From the entries below, pull out each line where "that" appears.

************

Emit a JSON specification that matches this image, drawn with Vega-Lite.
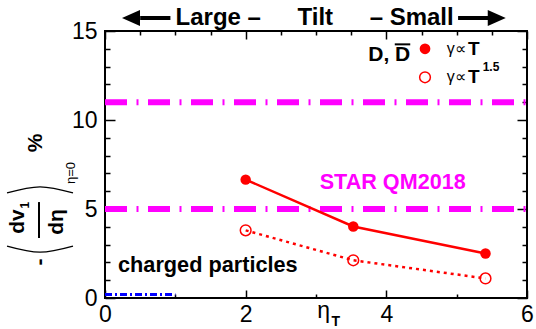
{
  "$schema": "https://vega.github.io/schema/vega-lite/v6.json",
  "width": 422,
  "height": 267,
  "autosize": {"type": "none"},
  "padding": {"left": 105, "top": 31, "right": 9, "bottom": 31},
  "background": "white",
  "config": {
    "view": {"stroke": "black", "strokeWidth": 2},
    "axis": {"domain": false, "grid": false, "labelFont": "Liberation Sans", "labelFontSize": 23, "labelColor": "black", "tickColor": "black", "tickWidth": 1.5, "labelOverlap": false, "labelFlush": false},
    "text": {"font": "Liberation Sans", "color": "black"}
  },
  "datasets": {
    "series": [
      {"eta": 2.0, "v": 6.65, "model": "T"},
      {"eta": 3.53, "v": 4.02, "model": "T"},
      {"eta": 5.41, "v": 2.5, "model": "T"},
      {"eta": 2.0, "v": 3.8, "model": "T1.5"},
      {"eta": 3.53, "v": 2.12, "model": "T1.5"},
      {"eta": 5.41, "v": 1.1, "model": "T1.5"}
    ]
  },
  "data": {"name": "series"},
  "encoding": {
    "x": {"field": "eta", "type": "quantitative", "scale": {"domain": [0, 6], "nice": false, "zero": false}, "axis": null},
    "y": {"field": "v", "type": "quantitative", "scale": {"domain": [0, 15], "nice": false, "zero": false}, "axis": null}
  },
  "resolve": {"axis": {"x": "independent", "y": "independent"}},
  "layer": [
    {
      "data": {"values": [{"eta": 0, "eta2": 6, "v": 5}, {"eta": 0, "eta2": 6, "v": 11}]},
      "mark": {"type": "rule", "color": "#ff00ff", "strokeWidth": 6, "strokeDash": [22, 9.5, 2, 9.5]},
      "encoding": {"x2": {"field": "eta2"}}
    },
    {
      "data": {"values": [{"eta": 0, "eta2": 1, "v": 0.2}]},
      "mark": {"type": "rule", "color": "#0000ff", "strokeWidth": 3, "strokeDash": [7, 3, 2, 3]},
      "encoding": {"x2": {"field": "eta2"}}
    },
    {
      "transform": [{"filter": "datum.model === 'T'"}],
      "mark": {"type": "line", "color": "#ff0000", "strokeWidth": 2.5},
      "encoding": {
        "x": {"field": "eta", "type": "quantitative", "scale": {"domain": [0, 6], "nice": false, "zero": false},
          "axis": {"orient": "bottom", "title": null, "format": "d", "values": [0, 0.5, 1, 1.5, 2, 2.5, 3, 3.5, 4, 4.5, 5, 5.5, 6],
            "labelExpr": "datum.value % 2 === 0 ? datum.label : ''",
            "tickSize": {"condition": {"test": "datum.value % 2 === 0", "value": -8}, "value": -4},
            "labelPadding": 13}},
        "y": {"field": "v", "type": "quantitative", "scale": {"domain": [0, 15], "nice": false, "zero": false},
          "axis": {"orient": "left", "title": null, "format": "d", "values": [0, 1, 2, 3, 4, 5, 6, 7, 8, 9, 10, 11, 12, 13, 14, 15],
            "labelExpr": "datum.value % 5 === 0 ? datum.label : ''",
            "tickSize": {"condition": {"test": "datum.value % 5 === 0", "value": -10}, "value": -5},
            "labelPadding": 18}}
      }
    },
    {
      "transform": [{"filter": "datum.model === 'T1.5'"}],
      "mark": {"type": "line", "color": "#ff0000", "strokeWidth": 2.5, "strokeDash": [3, 4]}
    },
    {
      "transform": [{"filter": "datum.model === 'T'"}],
      "mark": {"type": "point", "shape": "circle", "filled": true, "color": "#ff0000", "size": 110, "opacity": 1},
      "encoding": {
        "x": {"field": "eta", "type": "quantitative", "scale": {"domain": [0, 6], "nice": false, "zero": false},
          "axis": {"orient": "top", "title": null, "values": [0, 0.5, 1, 1.5, 2, 2.5, 3, 3.5, 4, 4.5, 5, 5.5, 6], "labels": false,
            "tickSize": {"condition": {"test": "datum.value % 2 === 0", "value": -8}, "value": -4}}},
        "y": {"field": "v", "type": "quantitative", "scale": {"domain": [0, 15], "nice": false, "zero": false},
          "axis": {"orient": "right", "title": null, "values": [0, 1, 2, 3, 4, 5, 6, 7, 8, 9, 10, 11, 12, 13, 14, 15], "labels": false,
            "tickSize": {"condition": {"test": "datum.value % 5 === 0", "value": -10}, "value": -5}}}
      }
    },
    {
      "transform": [{"filter": "datum.model === 'T1.5'"}],
      "mark": {"type": "point", "shape": "circle", "filled": false, "color": "#ff0000", "size": 115, "strokeWidth": 1.5, "opacity": 1}
    },
    {
      "data": {"values": [{"eta": 4.55, "v": 14.0}]},
      "mark": {"type": "point", "shape": "circle", "filled": true, "color": "#ff0000", "size": 115, "opacity": 1}
    },
    {
      "data": {"values": [{"eta": 4.55, "v": 12.4}]},
      "mark": {"type": "point", "shape": "circle", "filled": false, "color": "#ff0000", "size": 115, "strokeWidth": 1.5, "opacity": 1}
    },
    {
      "data": {"values": [{"eta": 4.12, "eta2": 4.34, "v": 14.25}]},
      "mark": {"type": "rule", "color": "black", "strokeWidth": 2},
      "encoding": {"x2": {"field": "eta2"}}
    },
    {
      "data": {"values": [{"eta": 0.5, "eta2": 0.93, "v": 15.73}, {"eta": 5.02, "eta2": 5.45, "v": 15.73}]},
      "mark": {"type": "rule", "color": "black", "strokeWidth": 4},
      "encoding": {"x2": {"field": "eta2"}}
    },
    {
      "data": {"values": [{"eta": 0.37, "v": 15.73}]},
      "mark": {"type": "point", "shape": "M-1,0L1,-0.9L1,0.9Z", "filled": true, "color": "black", "size": 324, "opacity": 1}
    },
    {
      "data": {"values": [{"eta": 5.57, "v": 15.73}]},
      "mark": {"type": "point", "shape": "M1,0L-1,-0.9L-1,0.9Z", "filled": true, "color": "black", "size": 324, "opacity": 1}
    },
    {
      "data": {"values": [{"eta": 1.61, "v": 15.73, "label": "Large –"}, {"eta": 2.99, "v": 15.73, "label": "Tilt"}, {"eta": 4.36, "v": 15.73, "label": "– Small"}]},
      "mark": {"type": "text", "fontSize": 24, "fontWeight": "bold", "align": "center", "baseline": "middle"},
      "encoding": {"text": {"field": "label"}}
    },
    {
      "data": {"values": [{"eta": 4.34, "v": 13.65, "label": "D, D"}]},
      "mark": {"type": "text", "fontSize": 21, "fontWeight": "bold", "align": "right", "baseline": "middle"},
      "encoding": {"text": {"field": "label"}}
    },
    {
      "data": {"values": [{"eta": 4.86, "v": 14.0, "label": "γ∝"}, {"eta": 4.86, "v": 12.4, "label": "γ∝"}]},
      "mark": {"type": "text", "fontSize": 16, "align": "left", "baseline": "middle"},
      "encoding": {"text": {"field": "label"}}
    },
    {
      "data": {"values": [{"eta": 5.16, "v": 14.0, "label": "T"}, {"eta": 5.16, "v": 12.4, "label": "T"}]},
      "mark": {"type": "text", "fontSize": 19, "fontWeight": "bold", "align": "left", "baseline": "middle"},
      "encoding": {"text": {"field": "label"}}
    },
    {
      "data": {"values": [{"eta": 5.37, "v": 13.0, "label": "1.5"}]},
      "mark": {"type": "text", "fontSize": 12, "fontWeight": "bold", "align": "left", "baseline": "middle"},
      "encoding": {"text": {"field": "label"}}
    },
    {
      "data": {"values": [{"eta": 4.09, "v": 6.46, "label": "STAR QM2018"}]},
      "mark": {"type": "text", "fontSize": 21.6, "fontWeight": "bold", "align": "center", "baseline": "middle", "color": "#ff00ff"},
      "encoding": {"text": {"field": "label"}}
    },
    {
      "data": {"values": [{"eta": 0.185, "v": 1.85, "label": "charged particles"}]},
      "mark": {"type": "text", "fontSize": 21.7, "fontWeight": "bold", "align": "left", "baseline": "middle"},
      "encoding": {"text": {"field": "label"}}
    },
    {
      "data": {"values": [{"eta": 3.11, "v": -0.73, "label": "η"}]},
      "mark": {"type": "text", "fontSize": 23, "align": "center", "baseline": "middle"},
      "encoding": {"text": {"field": "label"}}
    },
    {
      "data": {"values": [{"eta": 3.28, "v": -1.35, "label": "T"}]},
      "mark": {"type": "text", "fontSize": 14, "fontWeight": "bold", "align": "center", "baseline": "middle"},
      "encoding": {"text": {"field": "label"}}
    },
    {
      "data": {"values": [
        {"eta": -1.244, "v": 4.3, "label": "dv"},
        {"eta": -0.683, "v": 4.27, "label": "dη"},
        {"eta": -0.981, "v": 8.71, "label": "%"},
        {"eta": -0.924, "v": 2.02, "label": "-"}
      ]},
      "mark": {"type": "text", "fontSize": 21, "fontWeight": "bold", "align": "center", "baseline": "middle", "angle": 270},
      "encoding": {"text": {"field": "label"}}
    },
    {
      "data": {"values": [{"eta": -1.137, "v": 5.22, "label": "1"}]},
      "mark": {"type": "text", "fontSize": 12, "fontWeight": "bold", "align": "center", "baseline": "middle", "angle": 270},
      "encoding": {"text": {"field": "label"}}
    },
    {
      "data": {"values": [{"eta": -0.483, "v": 7.02, "label": "η=0"}]},
      "mark": {"type": "text", "fontSize": 13, "align": "center", "baseline": "middle", "angle": 270},
      "encoding": {"text": {"field": "label"}}
    },
    {
      "data": {"values": [{"eta": -0.938, "v": 3.37, "v2": 5.39}]},
      "mark": {"type": "rule", "color": "black", "strokeWidth": 2},
      "encoding": {"y2": {"field": "v2"}}
    },
    {
      "data": {"values": [
        {"part": "low", "eta": -1.393, "v": 2.92},
        {"part": "low", "eta": -0.924, "v": 2.58},
        {"part": "low", "eta": -0.455, "v": 2.92},
        {"part": "high", "eta": -1.393, "v": 5.9},
        {"part": "high", "eta": -0.924, "v": 6.24},
        {"part": "high", "eta": -0.455, "v": 5.9}
      ]},
      "mark": {"type": "line", "color": "black", "strokeWidth": 1.3, "interpolate": "natural"},
      "encoding": {"detail": {"field": "part"}}
    }
  ]
}
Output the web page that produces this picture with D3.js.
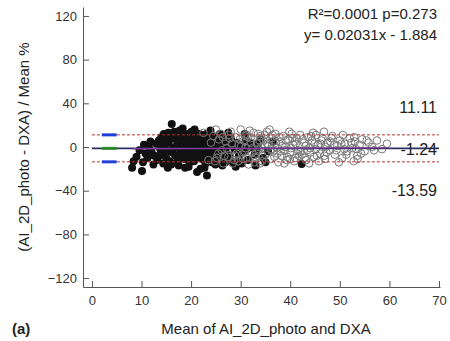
<!DOCTYPE html>
<html>
<head>
<meta charset="utf-8">
<script src="https://cdn.jsdelivr.net/npm/d3@7"></script>
<style>
  body { margin: 0; background: #fff; }
  svg { display: block; font-family: 'Liberation Sans', Arial, sans-serif; }
</style>
</head>
<body>
<div id="chart"></div>
<script>
// Bland-Altman data
const filledPts = [
  [8.1,-19],[8.4,-13],[9.0,-9],[9.6,-3],[10.1,-22],[10.3,-14],[10.5,2],[10.8,-6],[11.2,-10],[11.5,0],
  [12.0,-4],[12.6,-8],[13.0,3],[13.2,-12],[13.5,6],[13.8,-2],[14.0,9],[14.2,-6],[14.5,12],[14.7,1],
  [15.0,-10],[15.3,-19],[15.5,4],[15.8,-4],[16.1,21],[16.2,8],[16.4,-1],[16.6,14],[16.8,-8],[17.0,11],
  [17.2,3],[17.4,-12],[17.6,6],[17.8,-3],[18.0,13],[18.2,-6],[18.4,1],[18.6,9],[18.8,-19],[19.0,-10],
  [19.2,4],[19.4,12],[19.6,-2],[19.8,7],[20.0,-8],[20.2,0],[20.4,10],[20.6,-13],[20.8,5],[21.0,-4],
  [21.2,-23],[21.4,8],[21.6,2],[21.8,-7],[22.0,11],[22.2,-11],[22.4,3],[22.6,-2],[22.8,6],[23.0,-9],
  [23.2,-26],[23.4,9],[23.6,-5],[23.8,1],[24.0,12],[24.2,-14],[24.4,4],[24.6,-3],[24.8,7],[25.0,-10],
  [25.3,-1],[25.6,10],[25.9,-6],[26.2,3],[26.5,-12],[26.8,6],[27.1,-4],[27.4,1],[27.7,-8],[28.0,8],
  [28.4,-14],[28.8,-2],[29.2,4],[29.6,-9],[30.0,2],[30.5,-5],[31.0,7],[31.5,-12],[32.0,0],[32.8,-7],
  [33.5,3],[34.5,-10],[35.5,-4],[42.3,-15.6],[36.5,5],
  [13.6,-8],[14.3,4],[14.9,-3],[15.2,7],[15.6,-13],[15.9,10],[16.3,-5],[16.9,0],[17.3,-9],[17.7,15],
  [18.1,-1],[18.5,5],[18.9,-5],[19.3,0],[19.7,-14],[20.1,14],[20.5,3],[20.9,-10],[21.3,-1],[21.7,12],
  [22.1,-4],[22.5,6],[22.9,-15],[23.3,2],[23.7,-7],[24.1,8],[24.5,-1],[24.9,-16],[25.5,5],[26.0,-2],
  [26.6,-7],[27.2,9],[27.8,-11],[28.6,1],[29.4,-4],[30.2,-15],[31.2,-2],[14.4,-15],[16.0,-16],[17.5,-17],
  [19.5,-18],[22.7,-19],[26.3,-17],[29.0,-18],[33.0,-17],[15.4,13],[18.3,17],[20.7,16],[23.9,15],[27.5,13],
  [30.8,12],[21.9,-20],[12.4,-16],[11.8,5],
  [17.1,-14],[18.7,-11],[19.9,9],[21.1,6],[22.3,-8],[23.1,12],[24.3,-11],[25.1,2],[25.8,12],[26.9,-14],
  [28.2,5],[29.8,-12],[31.8,4],[33.2,-3],[34.0,7],[35.0,-14]
];

const openPts = [
  [22.5,13],[23.5,-12],[24.5,10],[25.0,16],[25.5,-6],[26.0,12],[26.5,-15],[27.0,5],[27.5,-9],[28.0,14],
  [28.5,-3],[29.0,9],[29.5,-13],[30.0,16],[30.3,-7],[30.6,6],[31.0,-1],[31.3,11],[31.6,-16],[32.0,8],
  [32.3,-5],[32.6,13],[33.0,-10],[33.3,3],[33.6,-2],[34.0,10],[34.3,-13],[34.6,6],[35.0,-7],[35.3,14],
  [35.6,1],[36.0,-11],[36.3,8],[36.6,-4],[37.0,12],[37.3,-1],[37.6,-14],[38.0,5],[38.3,-8],[38.6,10],
  [39.0,0],[39.3,-12],[39.6,7],[40.0,-5],[40.3,12],[40.6,2],[41.0,-10],[41.3,8],[41.6,-3],[42.0,11],
  [42.4,-7],[42.8,4],[43.2,-12],[43.6,9],[44.0,-1],[44.4,6],[44.8,-9],[45.2,11],[45.6,2],[46.0,-6],
  [46.5,8],[47.0,-11],[47.5,4],[48.0,-3],[48.5,10],[49.0,-7],[49.5,1],[50.0,6],[50.5,-10],[51.0,3],
  [51.5,-4],[52.0,8],[52.5,-1],[53.0,5],[53.5,-8],[54.0,2],[54.5,7],[55.0,-4],[55.8,4],[56.5,0],
  [57.5,6],[58.5,-2],[59.5,3],
  [27.2,-1],[28.2,3],[29.2,-6],[30.1,1],[31.1,-10],[32.1,4],[33.1,-6],[34.1,0],[35.1,7],[36.1,-2],
  [37.1,4],[38.1,-4],[39.1,6],[40.1,-1],[41.1,3],[42.1,-4],[43.1,1],[44.1,-5],[45.1,-2],[46.1,3],
  [47.1,0],[48.1,5],[26.2,-3],[29.8,7],[32.8,-14],[34.8,11],[36.8,-9],[38.8,-15],[40.8,-13],[43.8,-15],
  [27.8,8],[30.8,-4],[33.8,6],[37.8,9],[41.8,-8],[45.8,-13],[49.8,-14],[24.0,4],[25.2,-10],[31.8,15],
  [35.8,16],[39.8,14],[44.6,13],[50.6,11],[53.6,-11],[46.8,14],[52.8,-13],
  [25.6,7],[26.7,-8],[27.6,11],[28.7,-12],[29.6,2],[30.5,-11],[31.5,9],[32.4,-1],[33.5,12],[34.4,-8],
  [35.4,3],[36.4,11],[37.4,-6],[38.4,1],[39.4,-9],[40.4,8],[41.4,-6],[42.5,7],[43.4,-3],[44.2,10],
  [45.4,-8],[46.3,6],[47.3,-5],[48.3,8],[49.3,-3],[50.3,3],[51.3,-7],[52.3,4],[53.3,-2],[54.3,-6],
  [26.4,9],[28.9,-8],[30.9,10],[32.9,-9],[34.9,2],[36.9,6],[38.9,-3],[40.9,5],[42.9,-10],[44.9,3],
  [46.9,-8],[48.9,2],[50.9,-2],[52.9,9],[55.4,6],[56.9,-3],[24.8,-13],[28.4,-15],[33.9,-15],[39.9,-11]
];

const meanDiff = -1.24;
const upperLoA = 11.11;
const lowerLoA = -13.59;
const regSlope = 0.02031;
const regIntercept = -1.884;
const statLines = ['R\u00b2=0.0001 p=0.273', 'y= 0.02031x - 1.884'];
const xTicks = [0, 10, 20, 30, 40, 50, 60, 70];
const yTicks = [-120, -80, -40, 0, 40, 80, 120];
const ciSpan = [2, 5];

const width = 450;
const height = 341;

const x = d3.scaleLinear().domain([-1.8, 70.2]).range([83, 440]);
const y = d3.scaleLinear().domain([-128.2, 128.2]).range([287, 7]);

const svg = d3.select('#chart').append('svg').attr('width', width).attr('height', height);

// axes, ticks point inward
const yAxis = svg.append('g')
  .attr('transform', `translate(${x.range()[0]},0)`)
  .call(d3.axisLeft(y).tickValues(yTicks).tickSizeInner(-6).tickSizeOuter(0).tickPadding(6));
const xAxis = svg.append('g')
  .attr('transform', `translate(0,${y.range()[0]})`)
  .call(d3.axisBottom(x).tickValues(xTicks).tickSizeInner(-6).tickSizeOuter(0).tickPadding(9));

[xAxis, yAxis].forEach((ax) => {
  ax.select('.domain').attr('stroke', '#555');
  ax.selectAll('.tick line').attr('stroke', '#555');
  ax.selectAll('.tick text').attr('fill', '#333').attr('font-size', 13).attr('font-family', 'Liberation Sans, Arial, sans-serif');
});

// points
svg.append('g')
  .selectAll('circle')
  .data(filledPts)
  .join('circle')
  .attr('cx', (d) => x(d[0]))
  .attr('cy', (d) => y(d[1]))
  .attr('r', 4)
  .attr('fill', '#111');

svg.append('g')
  .selectAll('circle')
  .data(openPts)
  .join('circle')
  .attr('cx', (d) => x(d[0]))
  .attr('cy', (d) => y(d[1]))
  .attr('r', 3.8)
  .attr('fill', 'none')
  .attr('stroke', '#7a7a7a')
  .attr('stroke-width', 1);

// mean and limits of agreement
svg.append('line')
  .attr('x1', x(0)).attr('x2', x(70))
  .attr('y1', y(meanDiff)).attr('y2', y(meanDiff))
  .attr('stroke', '#2a3160').attr('stroke-width', 1.6);

[upperLoA, lowerLoA].forEach((v) => {
  svg.append('line')
    .attr('x1', x(0)).attr('x2', x(70))
    .attr('y1', y(v)).attr('y2', y(v))
    .attr('stroke', '#b4332f').attr('stroke-width', 1)
    .attr('stroke-dasharray', '3,2');
});

// regression line across the data range
const allX = filledPts.concat(openPts).map((d) => d[0]);
const [rx0, rx1] = d3.extent(allX);
svg.append('line')
  .attr('x1', x(rx0)).attr('x2', x(rx1))
  .attr('y1', y(regSlope * rx0 + regIntercept)).attr('y2', y(regSlope * rx1 + regIntercept))
  .attr('stroke', '#8b3a9c').attr('stroke-width', 1.2);

// confidence markers at the left
[[upperLoA, '#1f3fd6'], [lowerLoA, '#1f3fd6'], [meanDiff, '#2f8a2f']].forEach(([v, c]) => {
  svg.append('line')
    .attr('x1', x(ciSpan[0])).attr('x2', x(ciSpan[1]))
    .attr('y1', y(v)).attr('y2', y(v))
    .attr('stroke', c).attr('stroke-width', 3);
});

// value labels
[[upperLoA, -26], [meanDiff, 2], [lowerLoA, 30]].forEach(([v, dy]) => {
  svg.append('text')
    .attr('x', 437)
    .attr('y', y(v) + dy)
    .attr('text-anchor', 'end')
    .attr('font-size', 16)
    .attr('fill', '#222')
    .attr('dominant-baseline', 'middle')
    .text(v.toFixed(2));
});

statLines.forEach((t, i) => {
  svg.append('text')
    .attr('x', 437)
    .attr('y', 19 + i * 21)
    .attr('text-anchor', 'end')
    .attr('font-size', 15)
    .attr('fill', '#222')
    .text(t);
});

svg.append('text')
  .attr('transform', `translate(25,${y(0)}) rotate(-90)`)
  .attr('text-anchor', 'middle')
  .attr('dominant-baseline', 'middle')
  .attr('font-size', 15)
  .attr('fill', '#222')
  .text('(AI_2D_photo - DXA) / Mean %');

svg.append('text')
  .attr('x', 266)
  .attr('y', 334)
  .attr('text-anchor', 'middle')
  .attr('font-size', 15)
  .attr('fill', '#222')
  .text('Mean of AI_2D_photo and DXA');

svg.append('text')
  .attr('x', 12)
  .attr('y', 334)
  .attr('font-size', 15)
  .attr('font-weight', 'bold')
  .attr('fill', '#222')
  .text('(a)');
</script>
</body>
</html>
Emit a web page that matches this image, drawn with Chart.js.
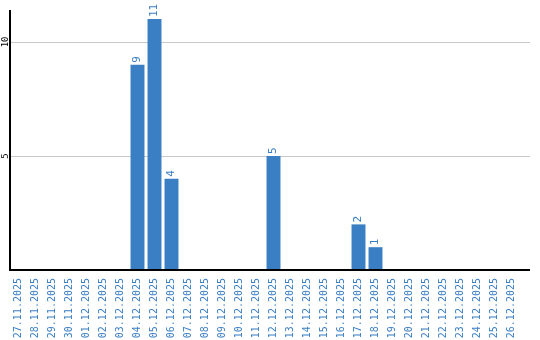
<!DOCTYPE html>
<html>
<head>
<meta charset="utf-8">
<script src="https://cdn.jsdelivr.net/npm/chart.js@4.4.1/dist/chart.umd.min.js"></script>
<style>
  html, body { margin: 0; padding: 0; background: #fff; }
  #wrap { width: 540px; height: 340px; }
</style>
</head>
<body>
<div id="wrap"><canvas id="grafik" width="540" height="340"></canvas></div>
<script>
// data harian
const tanggal = [
  "27.11.2025","28.11.2025","29.11.2025","30.11.2025","01.12.2025","02.12.2025",
  "03.12.2025","04.12.2025","05.12.2025","06.12.2025","07.12.2025","08.12.2025",
  "09.12.2025","10.12.2025","11.12.2025","12.12.2025","13.12.2025","14.12.2025",
  "15.12.2025","16.12.2025","17.12.2025","18.12.2025","19.12.2025","20.12.2025",
  "21.12.2025","22.12.2025","23.12.2025","24.12.2025","25.12.2025","26.12.2025"
];
const jumlah = [0,0,0,0,0,0,0,9,11,4,0,0,0,0,0,5,0,0,0,0,2,1,0,0,0,0,0,0,0,0];
const tickY = [5, 10];

const biru = "#3a7ec3";
const monoFont = "'DejaVu Sans Mono', monospace";

// grid + sumbu digambar sedikit lebih panjang ke kanan (seperti aslinya)
const gridPlugin = {
  id: "gridPanjang",
  beforeDatasetsDraw(chart) {
    const { ctx, chartArea, scales } = chart;
    const kanan = chartArea.right + 10;
    ctx.save();
    ctx.strokeStyle = "#c8c8c8";
    ctx.lineWidth = 1;
    tickY.forEach(v => {
      const y = Math.round(scales.y.getPixelForValue(v)) + 0.5;
      ctx.beginPath();
      ctx.moveTo(chartArea.left, y);
      ctx.lineTo(kanan, y);
      ctx.stroke();
    });
    ctx.restore();
  },
  afterDatasetsDraw(chart) {
    const { ctx, chartArea, scales } = chart;
    ctx.save();
    ctx.strokeStyle = "#000";
    ctx.lineWidth = 2;
    ctx.beginPath();
    ctx.moveTo(chartArea.left, chartArea.top);
    ctx.lineTo(chartArea.left, chartArea.bottom);
    ctx.lineTo(chartArea.right + 10, chartArea.bottom);
    ctx.stroke();

    // label sumbu Y, diputar
    ctx.fillStyle = "#000";
    ctx.font = "9px " + monoFont;
    ctx.textAlign = "center";
    ctx.textBaseline = "middle";
    tickY.forEach(v => {
      ctx.save();
      ctx.translate(5.5, scales.y.getPixelForValue(v));
      ctx.rotate(-Math.PI / 2);
      ctx.fillText(String(v), 0, 0);
      ctx.restore();
    });
    ctx.restore();
  }
};

// angka di atas batang, diputar
const labelPlugin = {
  id: "labelBatang",
  afterDatasetsDraw(chart) {
    const { ctx } = chart;
    const meta = chart.getDatasetMeta(0);
    ctx.save();
    ctx.fillStyle = biru;
    ctx.font = "11px " + monoFont;
    ctx.textAlign = "left";
    ctx.textBaseline = "middle";
    meta.data.forEach((bar, i) => {
      if (!jumlah[i]) return;
      ctx.save();
      ctx.translate(bar.x, bar.y - 2);
      ctx.rotate(-Math.PI / 2);
      ctx.fillText(String(jumlah[i]), 0, 0);
      ctx.restore();
    });
    ctx.restore();
  }
};

new Chart(document.getElementById("grafik"), {
  type: "bar",
  data: {
    labels: tanggal,
    datasets: [{
      data: jumlah,
      backgroundColor: biru,
      barPercentage: 0.82,
      categoryPercentage: 1
    }]
  },
  options: {
    responsive: false,
    animation: false,
    layout: { padding: { top: 10, right: 20, left: 0, bottom: 0 } },
    plugins: { legend: { display: false }, tooltip: { enabled: false } },
    scales: {
      x: {
        grid: { display: false },
        border: { display: false },
        afterFit(s) { s.height = 70; },
        ticks: {
          color: biru,
          font: { family: monoFont, size: 10 },
          minRotation: 90,
          maxRotation: 90,
          autoSkip: false,
          padding: 0
        }
      },
      y: {
        min: 0,
        max: 11.4,
        grid: { display: false },
        border: { display: false },
        afterFit(s) { s.width = 10; },
        afterBuildTicks(s) { s.ticks = tickY.map(v => ({ value: v })); },
        ticks: { display: false }
      }
    }
  },
  plugins: [gridPlugin, labelPlugin]
});
</script>
</body>
</html>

************

CORRECT RESPONSE:
Emit a JSON specification that matches this image, drawn with Vega-Lite.
Output the web page that produces this picture with D3.js.
Emit a web page that matches this image, drawn with Chart.js.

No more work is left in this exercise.